Pour un chef de parti qui pourrait subir ce soir l'une des pires rétrogradations de l'histoire de la politique québécoise - passer de premier ministre en attente à chef d'un parti qui risque de ne pas être reconnu à l'Assemblée nationale -, Mario Dumont était étonnament détendu lors de la dernière journée de sa campagne électorale.

À un journaliste qui lui demandait hier pourquoi il ne s'était pas rendu sur la Côte-Nord au cours de la campagne, le chef adéquiste a souri quelques instants avant de répondre. «Il n'est pas trop tard (pour changer d'idée)», a-t-il laissé tomber, l'air moqueur.

 

Heureusement pour les représentants des médias qui le suivent pas à pas depuis 33 jours, Mario Dumont n'a pas mis sa menace à exécution: son autobus électoral a fait son dernier arrêt comme prévu dans sa circonscription de Rivière-du-Loup ensevelie sous la neige, où le chef de l'Action démocratique du Québec ira voter et assistera au dévoilement des résultats.

Avec 15% d'appui dans les sondages - ce qui mettrait en péril son statut de parti officiel à l'Assemblée nationale, qui exige au moins 12 députés ou 20% du vote populaire -, Mario Dumont a lancé un dernier appel hier aux électeurs qui l'ont soutenu en mars 2007. L'ADQ avait alors fait élire 41 députés avec 31% des suffrages. «Ils doivent prendre conscience que leur vote a donné des résultats et prendre la pleine mesure des changements qu'ils ont engendrés, dit le chef adéquiste. Grâce à eux, on a un bulletin chiffré au Québec et des mesures pour les familles et les aidants naturels. Ils ont eu de l'influence et ils doivent refaire la même chose.»

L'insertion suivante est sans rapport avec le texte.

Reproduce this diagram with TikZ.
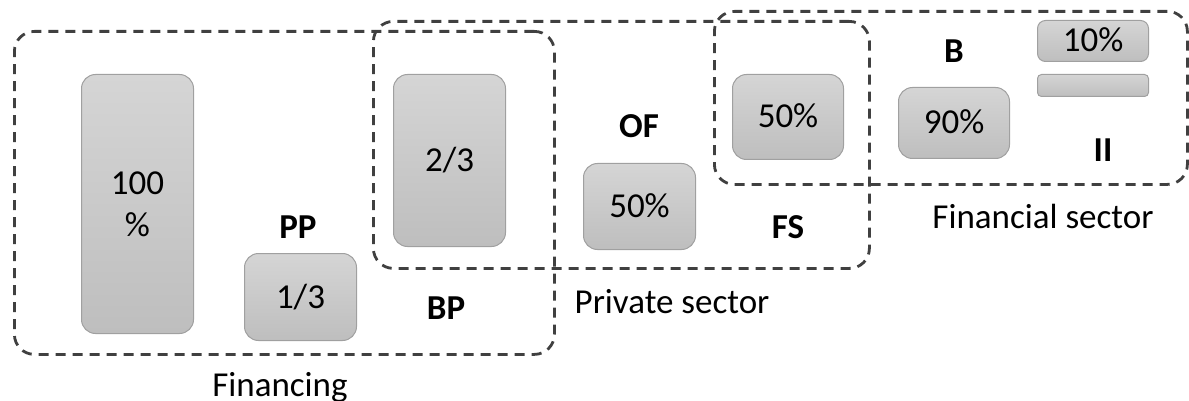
\documentclass[tikz,border=0pt]{standalone}
\usepackage{fontspec}
\setmainfont{Carlito}
\definecolor{boxtop}{RGB}{213,213,213}
\definecolor{boxbot}{RGB}{190,190,190}
\definecolor{boxline}{RGB}{160,160,160}
\definecolor{dashcol}{RGB}{64,64,64}
\tikzset{
  x=1pt, y=-1pt,
  txt/.style={font=\fontsize{35}{42}\selectfont, inner sep=0pt},
  bar/.style={txt, draw=boxline, line width=1pt, rounded corners=14pt,
    top color=boxtop, bottom color=boxbot, anchor=north west,
    text height=22pt, text depth=0pt},
  region/.style={draw=dashcol, line width=2.8pt, dash pattern=on 10pt off 7pt,
    rounded corners=20pt, anchor=north west, inner sep=0pt},
  lab/.style={txt, anchor=base},
  blab/.style={txt, anchor=base, font=\fontsize{35}{42}\selectfont\bfseries},
}
\begin{document}
\begin{tikzpicture}
\useasboundingbox (0,0) rectangle (1189,401);
% boxes
\node[bar, minimum width=112pt, minimum height=259pt, text height=, text depth=, align=center] (b100) at (81,74) {100\\\%};
\node[bar, minimum width=112pt, minimum height=87pt] (b13) at (244,253) {1/3};
\node[bar, minimum width=112pt, minimum height=172pt] (b23) at (393,74) {2/3};
\node[bar, minimum width=112pt, minimum height=86pt] (bof) at (583,163) {50\%};
\node[bar, minimum width=111pt, minimum height=85pt] (bfs) at (732,74) {50\%};
\node[bar, minimum width=111pt, minimum height=71pt] (bb) at (898,87) {90\%};
\node[bar, minimum width=111pt, minimum height=41pt, rounded corners=8pt] (b10) at (1037,20) {10\%};
\node[bar, minimum width=111pt, minimum height=14pt, rounded corners=4pt] (bii) at (1037,74) {};
% regions
\node[region, minimum width=540pt, minimum height=323pt] (rfin) at (13,30) {};
\node[region, minimum width=496pt, minimum height=247pt] (rpriv) at (372,20) {};
\node[region, minimum width=473pt, minimum height=173pt] (rfsec) at (713,10) {};
% labels
\node[blab] (lpp) at (298,238) {PP};
\node[blab] (lbp) at (446,319) {BP};
\node[blab] (lof) at (639,138) {OF};
\node[blab] (lfs) at (788,238) {FS};
\node[blab] (lb) at (954,63) {B};
\node[blab] (lii) at (1103,161) {II};
\node[lab] (lfin) at (280,396) {Financing};
\node[lab] (lpriv) at (672,313) {Private sector};
\node[lab] (lfsec) at (1043,228) {Financial sector};
\end{tikzpicture}
\end{document}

Mario Dumont a aussi courtisé les électeurs mécontents qui menacent de bouder le scrutin d'aujourd'hui. Le chef adéquiste comprend leur désarroi devant ces élections déclenchées «pour des motifs partisans», mais il leur rappelle que leur absence favorisera la réélection de Jean Charest. Il leur propose de donner une leçon au premier ministre en joignant les rangs adéquistes. «Ces gens ont l'impression qu'ils protestent en n'allant pas voter, mais ils font exactement le contraire, a-t-il dit hier à ses militants à Rivière-du-Loup. C'est une erreur de leur part, mais ce n'est pas grave, il faut juste leur expliquer. La veille des élections, Jean Charest va mettre des chapelets sur la corde à linge pour que les gens n'aillent pas voter...»

Le chef adéquiste a donné l'exemple des électeurs ontariens, qui avaient été conviés aux urnes de façon hâtive par les libéraux de David Peterson en 1990 alors que le gouvernement disposait d'une confortable avance dans les sondages. La stratégie s'était retournée contre les libéraux, qui avaient été défaits. «C'est un bel exemple d'une réaction populaire imprimée dans l'histoire, dit Mario Dumont. Pour des générations à venir, tout premier ministre de l'Ontario qui a le goût de prendre la population en otage de cette façon va se souvenir de cet événement gravé dans l'histoire de l'Ontario.»

Malgré l'optimisme de Mario Dumont, l'histoire pourrait être différente au Québec cette fois-ci. Même le candidat adéquiste dans la circonscription de Mégantic-Compton en Estrie, Samuel Therrien, admet que le flair politique de Jean Charest pourrait bien le servir ce soir. «C'est paradoxal (ce qui se passe), dit M. Therrien. Les électeurs disent que M. Charest a déclenché l'élection au mauvais moment mais ils ont tendance à voter pour lui. M. Charest a peut-être senti qu'il y avait une vague pour lui.»